Hingga suatu malam, seorang kawan menghampirinya dengan tawaran menarik. Rony diajak bernyanyi di luar daerah. Awal dari perjalanan panjangnya sebagai seorang penyanyi profesional. “Ya kalau aku enggak ngambil tawaran kawan saat itu, enggak mungkin bisa bernyanyi keliling kota orang lain,” ujar Rony, dihubungi intuisi.co, Senin siang, 14 September 2020.
Membantu Keluarga
Vokalis merupakan pekerjaan utamanya saat ini. Profesi yang tak hanya membuatnya bisa bertahan hidup. Tapi juga menyekolahkan adiknya hingga tingkat perguruan tinggi. Peran sebagai anak pertama memang menuntutnya untuk serba bisa. Termasuk berperan sebagai kepala keluarga pengganti.
Kedua orangtua Rony merupakan petani di Kutai Barat. Penghasilan yang didapat hanya cukup untuk sehari-hari. Saat masih di Samarinda, Rony membantu keluarganya dengan bernyanyi di pesta pernikahan atau wedding singer serta mentas di kafe. “Dua kegiatan itu saya harus jalani.
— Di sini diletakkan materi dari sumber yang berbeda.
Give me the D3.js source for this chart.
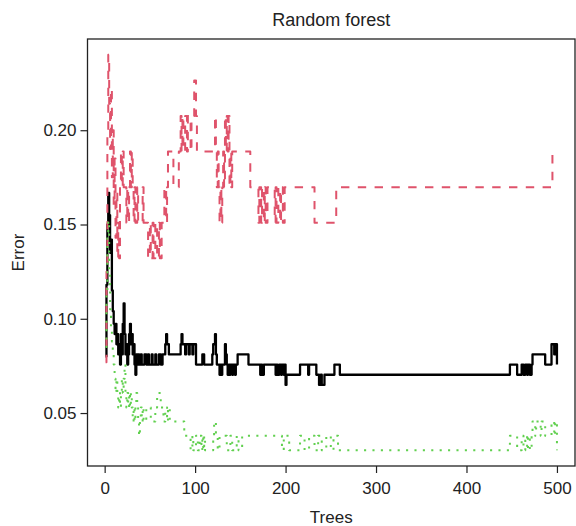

Mau enggak mau, karena memang tak ada pilihan,” ujarnya dengan nada sedih.
Kini, pemuda kelahiran Samarinda 1987 silam itu berada di Surabaya, setelah beberapa bulan bernyanyi di Batam. Berpindah dari kota ke kota di pulau berbeda, mulai biasa dilakoni. Ia menjalaninya dengan penuh syukur. Terlebih bernyanyi adalah hobinya sejak dulu. Perasaan itu makin berlipat jika setiap telinga yang mendengar menikmati lantunan darinya.
Alumnus SMA Katolik Wage Rudolf Soepratman ini memang cinta bernyanyi. Pada usia 5 tahun, ia kerap menirukan penyanyi di televisi. Duduk di bangku SD ia mengikuti paduan suara. Pun demikian ketika SMP dan SMA. Berbagai lomba diikutinya. Gelar juara pun kerap didapatnya.
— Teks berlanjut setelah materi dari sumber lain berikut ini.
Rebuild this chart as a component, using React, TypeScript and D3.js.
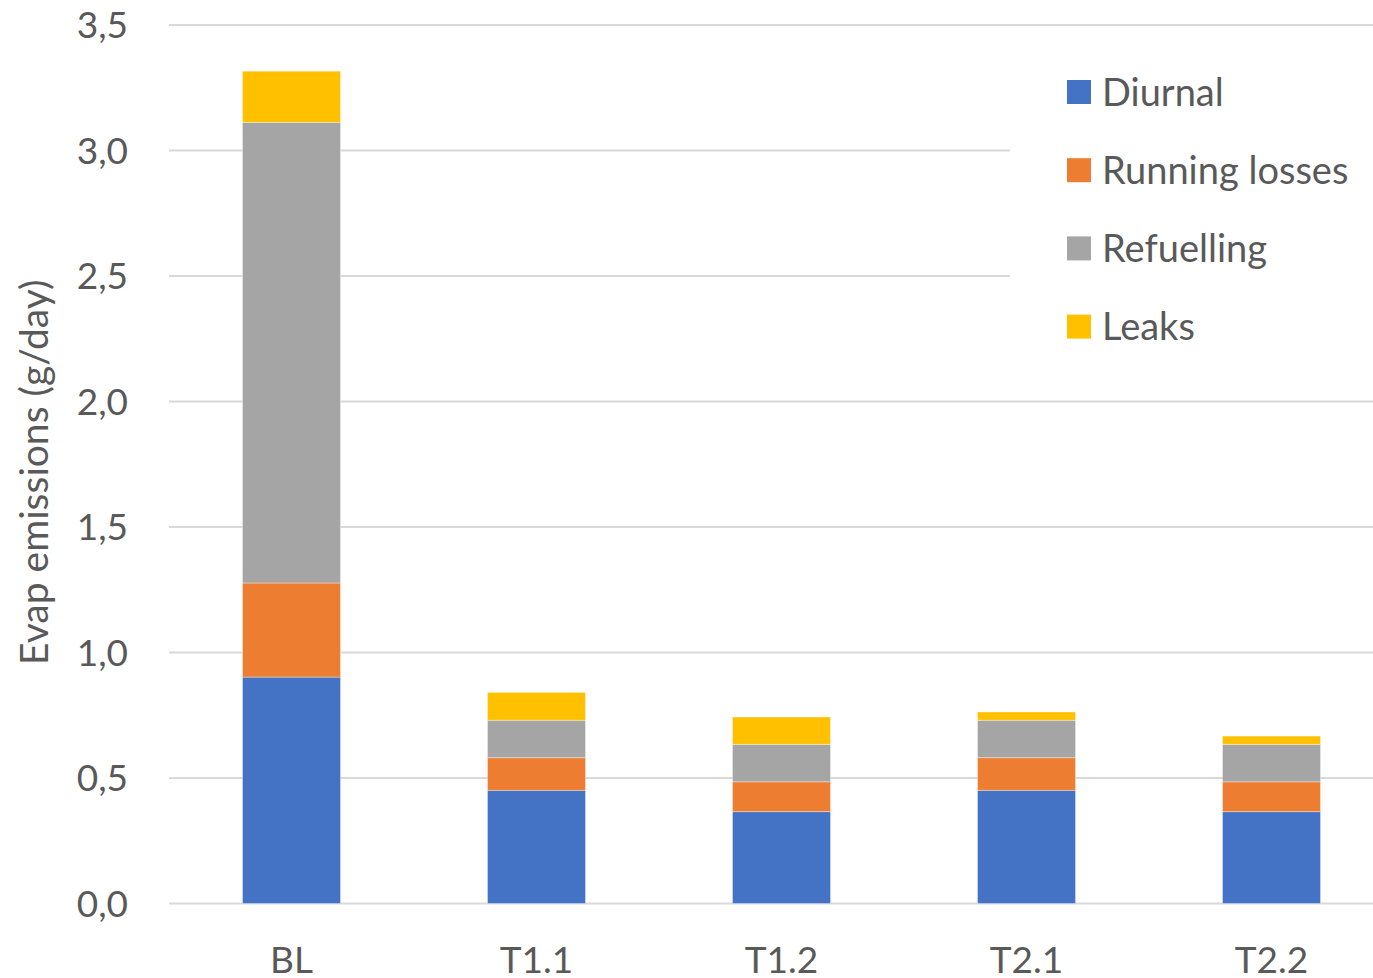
import React from "react";
import * as d3 from "d3";

// Scenario categories and stacked emission components (g/day)
const categories = ["BL", "T1.1", "T1.2", "T2.1", "T2.2"];
const seriesNames = ["Diurnal", "Running losses", "Refuelling", "Leaks"];
const diurnal = [0.902, 0.451, 0.366, 0.451, 0.366];
const runningLosses = [0.375, 0.13, 0.119, 0.13, 0.119];
const refuelling = [1.835, 0.149, 0.149, 0.149, 0.149];
const leaks = [0.204, 0.111, 0.109, 0.033, 0.033];
const yTicks = [0, 0.5, 1.0, 1.5, 2.0, 2.5, 3.0, 3.5];
const colors = ["#4472C4", "#ED7D31", "#A5A5A5", "#FFC000"];

const W = 1373;
const H = 978;
const FONT = "Lato, 'Open Sans', sans-serif";
const TEXT = "#595959";

export default function App() {
  const x = d3
    .scaleBand<string>()
    .domain(categories)
    .range([169, 1394])
    .paddingInner(0.6)
    .paddingOuter(0.3);
  const y = d3.scaleLinear().domain([0, 3.5]).range([903.5, 25]);

  const rows = categories.map((c, i) => ({
    cat: c,
    Diurnal: diurnal[i],
    "Running losses": runningLosses[i],
    Refuelling: refuelling[i],
    Leaks: leaks[i],
  }));
  const stacked = d3.stack<any>().keys(seriesNames)(rows);

  const fmt = (v: number) => v.toFixed(1).replace(".", ",");

  return (
    <svg
      width={W}
      height={H}
      style={{ position: "absolute", left: 0, top: 0, display: "block" }}
      fontFamily={FONT}
    >
      <rect x={0} y={0} width={W} height={H} fill="#ffffff" />
      {/* gridlines */}
      {yTicks.map((t) => (
        <line
          key={t}
          x1={169}
          x2={1394}
          y1={y(t)}
          y2={y(t)}
          stroke="#d9d9d9"
          strokeWidth={2}
        />
      ))}
      {/* legend background hides gridlines behind it */}
      <rect x={1010} y={40} width={363} height={345} fill="#ffffff" />
      {/* stacked bars */}
      {stacked.map((layer, si) => (
        <g key={layer.key} fill={colors[si]}>
          {layer.map((d, i) => (
            <rect
              key={i}
              x={x(categories[i])}
              width={x.bandwidth()}
              y={y(d[1])}
              height={y(d[0]) - y(d[1])}
              stroke="#ffffff"
              strokeOpacity={0.35}
              strokeWidth={1}
            />
          ))}
        </g>
      ))}
      {/* y tick labels */}
      {yTicks.map((t) => (
        <text
          key={t}
          x={128}
          y={y(t)}
          dy="0.36em"
          textAnchor="end"
          fontSize={37}
          fill={TEXT}
        >
          {fmt(t)}
        </text>
      ))}
      {/* x tick labels */}
      {categories.map((c) => (
        <text
          key={c}
          x={(x(c) as number) + x.bandwidth() / 2}
          y={973}
          textAnchor="middle"
          fontSize={37}
          fill={TEXT}
        >
          {c}
        </text>
      ))}
      {/* y axis title */}
      <text
        transform={`translate(48, ${(y(0) + y(3.5)) / 2 + 8}) rotate(-90)`}
        textAnchor="middle"
        fontSize={39}
        fill={TEXT}
      >
        Evap emissions (g/day)
      </text>
      {/* legend */}
      {seriesNames.map((s, i) => (
        <g key={s} transform={`translate(1067, ${92 + i * 78.2})`}>
          <rect x={0} y={-12} width={24} height={24} fill={colors[i]} />
          <text x={35} y={0} dy="0.36em" fontSize={38} fill={TEXT}>
            {s}
          </text>
        </g>
      ))}
    </svg>
  );
}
“Awalnya emang enggak percaya diri. Tapi vocal coach terus memberikan semangat akhirnya berani ikut lomba,” imbuhnya.
Pada 2007, ia mengikuti dua kontes yang diselenggarakan radio swasta dan negeri. Rony berhasil menembus hingga tingkat nasional. Di level paduan suara, Rony telah bernyanyi hingga ke Cincinnati, Ohio, Amerika Serikat, pada 4 Juni 2012 lalu bersama Ensemble Choir sekarang, Borneo Cantata, mengikuti kompetisi paduan suara antardunia bertajuk World Choir Games.
“Puji Tuhan, waktu itu kami mendapat gold diploma, juara umumnya dari Afrika Selatan,” lanjutnya.
Tahun Terberat
Prestasi demi prestasi membuatnya makin percaya diri. Hingga memilih dunia tarik suara sebagai jalan hidup. Bertahun-tahun dia menekuni bidang ini. Namun tahun inilah yang paling menyakitkan.
Pandemi virus corona atau covid-19 sempat membuat penghasilannya tak ada. Semua kafe ditutup selama wabah corona menyerbu tiga bulan lalu. Hendak pulang ke Samarinda, namun khawatir justru membawa virus dari daerah rantaunya.
Terjebak di kota orang, Rony harus merasakan derita. Nyaris tiap hari makan mi instan. Beruntung situasi ini sudah mulai berubah. Kafe-kafe mulai buka setelah mendapat kelonggaran. Rony bisa kembali melantunkan nada-nada indah dari pita suaranya.
“Puji Tuhan ada lah penghasilan, walaupun tak seperti sebelumnya. Corona kan belum hilang, mungkin orang masih takut keluar rumah,” sebutnya.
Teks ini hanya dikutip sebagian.